Snowden, who is still taking asylum in Russia after leaking millions of classified NSA documents in 2013, spoke during a live-stream discussion with German outlet Süddeutsche Zeitung , according to, and explored topics like journalism and the very nature of cybersecurity conducted by governments.

"Journalists are increasingly a threatened class when we think about the right to privacy," Snowden said. "Yes, I can give you tips on how to protect your communications, but you are going to be engaging in an arms race that you simply cannot win. You must fight this on the front pages and you must win, if you want to be able to report in the same way that you've been able to do in the previous centuries."

Snowden also said that journalists are severely outgunned when it comes to taking on or exposing governments and their internal cyber-surveillance programs.

“Things are pretty bad for our side. For the government's side, it's never been easier,” he said. “How do we reconcile this with this idea that these are theoretically, as far as our understanding of mathematics goes, unbreakable communications? It's because what we're doing is we're thwarting mass surveillance when we use encryption. We're not stopping targeted surveillance.
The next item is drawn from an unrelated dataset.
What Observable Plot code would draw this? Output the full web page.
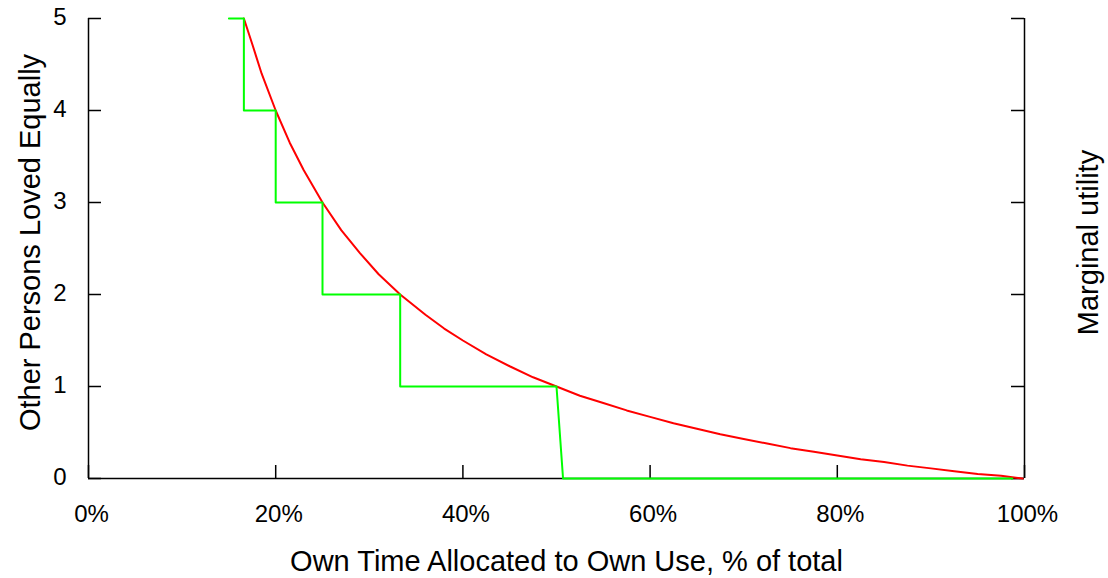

Because even, again, if you have the most well-encrypted device in the world, if the government spends a million dollars to pay a hacker to exploit your phone personally, they will very likely succeed."

He went on: “In our current state of the art, offense is easier than defense. This is an unfortunate artifact of the fact that governments around the world have prioritized offensive capabilities for the benefit of spying on people so much more strongly than they have defensive capabilities, preventing our countries from being hacked. ”

Snowden mentioned the recent hacks of the Democratic National Committee, which exposed the party’s inner workings throughout the presidential election, as an example of how exposed he believes the U.S. is to cyberattacks.

“We can hack Russia ten times; it will cause less damage to them than one hack to us will cause. We can hack North Korea 1,000 times, and they will suffer less damage than if they hacked us a single time. This is not a game that we want to get into, so why are we doing so? It's because policy is short-sighted,” he said.

Recently, Snowden and his supporters took part in an international campaign to try and convince President Barack Obama to pardon him in the final months of his tenure and allow Snowden to return to the U.S. However, Snowden is still facing charges under the Espionage Act and significant jail time.

Last month, a Norwegian court denied Snowden's request to enter the country to accept an award and be free of arrest and extradition back to the U.S.